# start of PROVIDED MATERIAL

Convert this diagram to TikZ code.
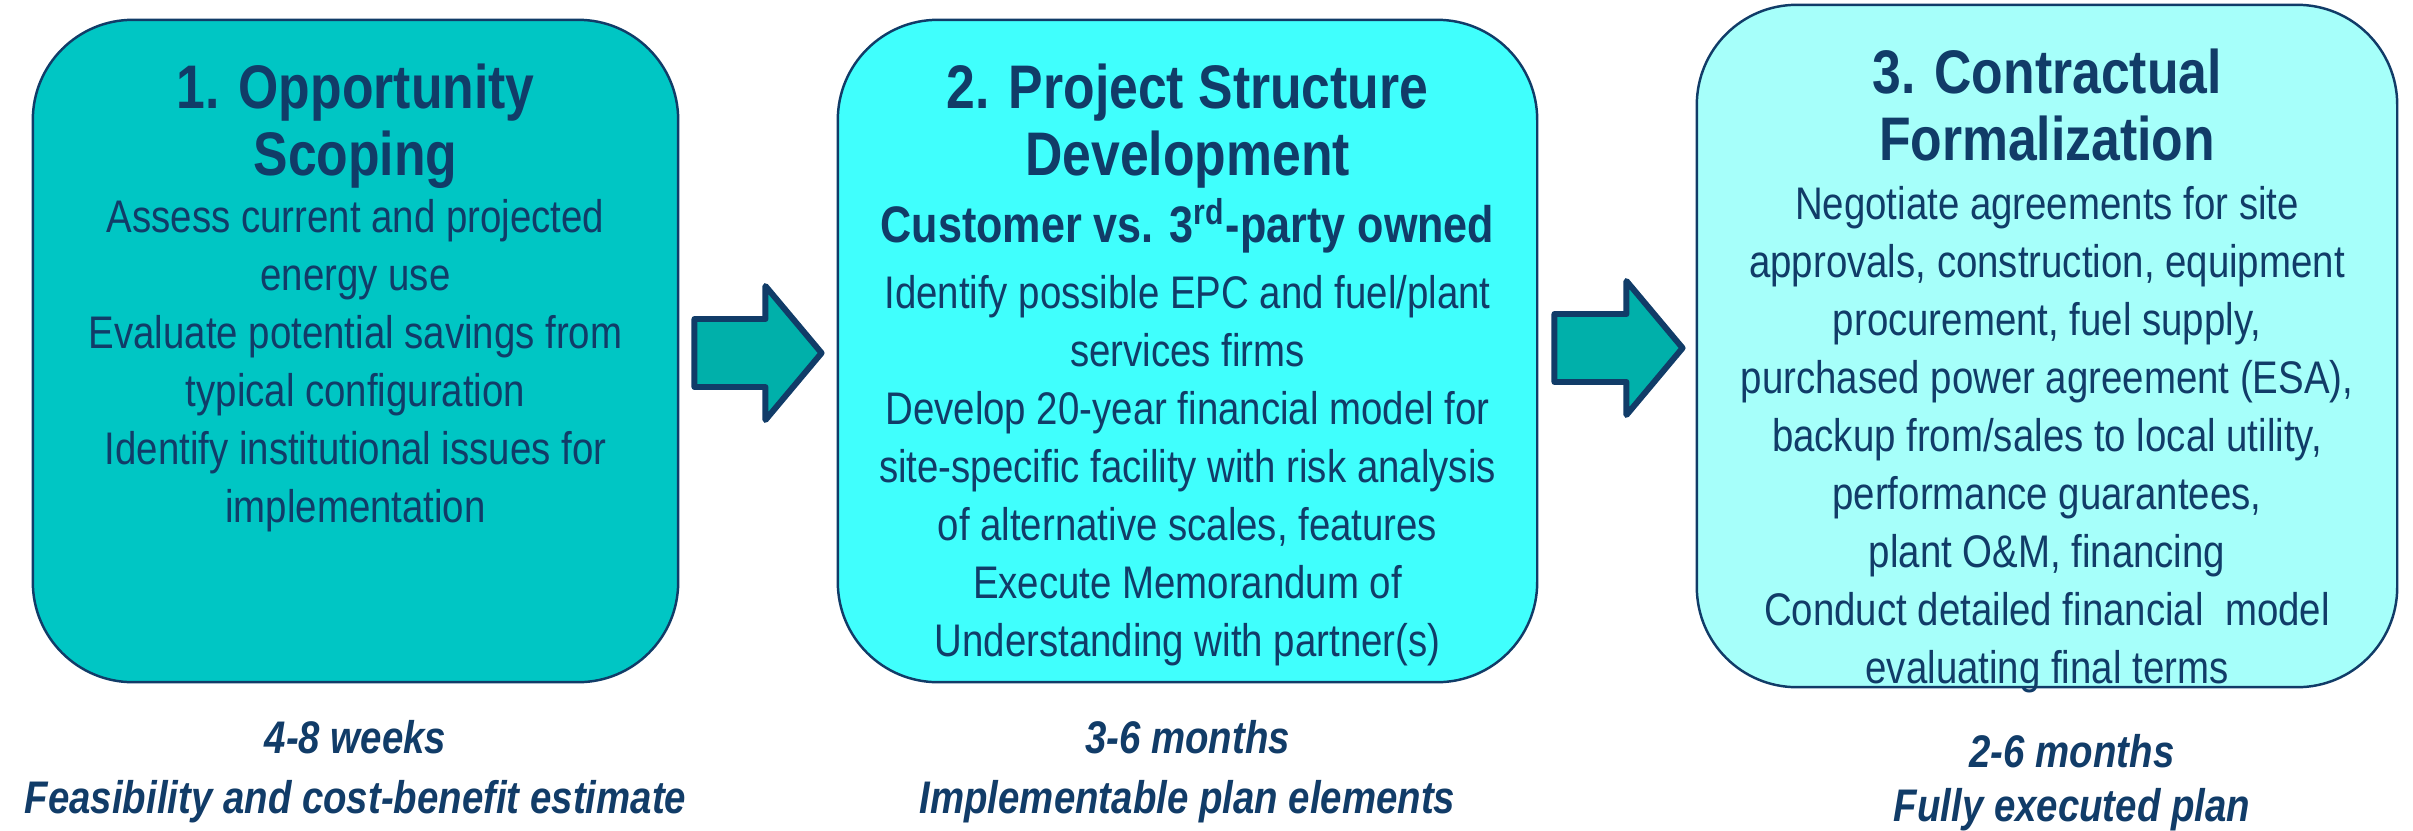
\documentclass[tikz,border=0pt]{standalone}
\usepackage{fontspec}
\usepackage{xcolor}
\newfontfamily\narrowsans[FakeStretch=0.84]{Liberation Sans}
\usetikzlibrary{calc,positioning}

\begin{document}
\begin{tikzpicture}[x=0.01cm,y=-0.01cm,
    stagebox/.style={draw=r17g60b104,line width=0.7pt,rounded corners=1cm,inner sep=0pt},
    stagetitle/.style={text=r17g60b104,align=center,inner sep=0pt,
      font=\narrowsans\bfseries\fontsize{17.5}{18.9}\selectfont},
    stagenote/.style={text=r17g60b104,align=center,inner sep=0pt,
      font=\narrowsans\bfseries\fontsize{14.6}{17}\selectfont},
    stagebody/.style={text=r17g60b104,align=center,inner sep=0pt,
      font=\narrowsans\fontsize{13}{16.5}\selectfont},
    stagetime/.style={text=r17g60b104,align=center,inner sep=0pt,
      font=\narrowsans\bfseries\itshape\fontsize{13}{17}\selectfont},
    flowarrow/.style={draw=r17g60b104,fill=r0g176b170,line width=1.7pt,line join=round}]
                        \useasboundingbox (0,0) rectangle (2413,830);

                        % Changing colors
                        \definecolor{r17g60b104}{RGB}{17,60,104}%
                        \definecolor{r0g198b196}{RGB}{0,198,196}%
                        \definecolor{r64g255b253}{RGB}{64,255,253}%
                        \definecolor{r166g255b250}{RGB}{166,255,250}%
                        \definecolor{r0g176b170}{RGB}{0,176,170}%

                        % Drawing stage boxes
                        \node [stagebox,fill=r0g198b196,minimum width=6.45cm,minimum height=6.62cm] (scoping) at (355.5,351) {};%
                        \node [stagebox,fill=r64g255b253,minimum width=6.99cm,minimum height=6.62cm] (structure) at (1187.5,351) {};%
                        \node [stagebox,fill=r166g255b250,minimum width=7.00cm,minimum height=6.82cm] (formal) at (2047,346) {};%

                        % Marking stage 1 texts
                        \node [stagetitle,below=0.45cm of scoping.north] (scopingtitle) {1. Opportunity\\Scoping};%
                        \node [stagebody,below=1.80cm of scoping.north] (scopingbody) {Assess current and projected\\energy use\\Evaluate potential savings from\\typical configuration\\Identify institutional issues for\\implementation};%
                        \node [stagetime,below=0.36cm of scoping.south] (scopingtime) {4-8 weeks\\Feasibility and cost-benefit estimate};%

                        % Marking stage 2 texts
                        \node [stagetitle,below=0.45cm of structure.north] (structuretitle) {2. Project Structure\\Development};%
                        \node [stagenote,below=1.79cm of structure.north] (structurenote) {Customer vs. 3\textsuperscript{rd}-party owned};%
                        \node [stagebody,below=2.56cm of structure.north] (structurebody) {Identify possible EPC and fuel/plant\\services firms\\Develop 20-year financial model for\\site-specific facility with risk analysis\\of alternative scales, features\\Execute Memorandum of\\Understanding with partner(s)};%
                        \node [stagetime,below=0.36cm of structure.south] (structuretime) {3-6 months\\Implementable plan elements};%

                        % Marking stage 3 texts
                        \node [stagetitle,below=0.45cm of formal.north] (formaltitle) {3. Contractual\\Formalization};%
                        \node [stagebody,below=1.82cm of formal.north] (formalbody) {Negotiate agreements for site\\approvals, construction, equipment\\procurement, fuel supply,\\purchased power agreement (ESA),\\backup from/sales to local utility,\\performance guarantees,\\plant O\&M, financing\\Conduct detailed financial~ model\\evaluating final terms};%
                        \node [stagetime,below=0.45cm of formal.south,xshift=0.25cm,font=\narrowsans\bfseries\itshape\fontsize{13}{15.5}\selectfont] (formaltime) {2-6 months\\Fully executed plan};%

                        % Drawing arrow scoping structure
                        \coordinate (a1) at ($(scoping.east)+(15,2)$);
                        \coordinate (a1tip) at ($(structure.west)+(-15,2)$);
                        \draw [flowarrow] ($(a1)+(0,-34)$) -- ($(a1)+(71,-34)$) -- ($(a1)+(71,-67)$) -- (a1tip)
                          -- ($(a1)+(71,67)$) -- ($(a1)+(71,34)$) -- ($(a1)+(0,34)$) -- cycle;%

                        % Drawing arrow structure formal
                        \coordinate (a2) at ($(structure.east)+(16,-3)$);
                        \coordinate (a2tip) at ($(formal.west)+(-13,2)$);
                        \draw [flowarrow] ($(a2)+(0,-34)$) -- ($(a2)+(72,-34)$) -- ($(a2)+(72,-67)$) -- (a2tip)
                          -- ($(a2)+(72,67)$) -- ($(a2)+(72,34)$) -- ($(a2)+(0,34)$) -- cycle;%
\end{tikzpicture}
\end{document}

# end of PROVIDED MATERIAL

▶ [GOAL OF THE EXERCISE]: Give back exactly the lines from the first line of the data through the line with "width=7.00cm,minimum height=6.82cm] (formal)", pictures excluded.

▶ [OUTPUT BELOW]:
Convert this diagram to TikZ code.
\documentclass[tikz,border=0pt]{standalone}
\usepackage{fontspec}
\usepackage{xcolor}
\newfontfamily\narrowsans[FakeStretch=0.84]{Liberation Sans}
\usetikzlibrary{calc,positioning}

\begin{document}
\begin{tikzpicture}[x=0.01cm,y=-0.01cm,
    stagebox/.style={draw=r17g60b104,line width=0.7pt,rounded corners=1cm,inner sep=0pt},
    stagetitle/.style={text=r17g60b104,align=center,inner sep=0pt,
      font=\narrowsans\bfseries\fontsize{17.5}{18.9}\selectfont},
    stagenote/.style={text=r17g60b104,align=center,inner sep=0pt,
      font=\narrowsans\bfseries\fontsize{14.6}{17}\selectfont},
    stagebody/.style={text=r17g60b104,align=center,inner sep=0pt,
      font=\narrowsans\fontsize{13}{16.5}\selectfont},
    stagetime/.style={text=r17g60b104,align=center,inner sep=0pt,
      font=\narrowsans\bfseries\itshape\fontsize{13}{17}\selectfont},
    flowarrow/.style={draw=r17g60b104,fill=r0g176b170,line width=1.7pt,line join=round}]
                        \useasboundingbox (0,0) rectangle (2413,830);

                        % Changing colors
                        \definecolor{r17g60b104}{RGB}{17,60,104}%
                        \definecolor{r0g198b196}{RGB}{0,198,196}%
                        \definecolor{r64g255b253}{RGB}{64,255,253}%
                        \definecolor{r166g255b250}{RGB}{166,255,250}%
                        \definecolor{r0g176b170}{RGB}{0,176,170}%

                        % Drawing stage boxes
                        \node [stagebox,fill=r0g198b196,minimum width=6.45cm,minimum height=6.62cm] (scoping) at (355.5,351) {};%
                        \node [stagebox,fill=r64g255b253,minimum width=6.99cm,minimum height=6.62cm] (structure) at (1187.5,351) {};%
                        \node [stagebox,fill=r166g255b250,minimum width=7.00cm,minimum height=6.82cm] (formal) at (2047,346) {};%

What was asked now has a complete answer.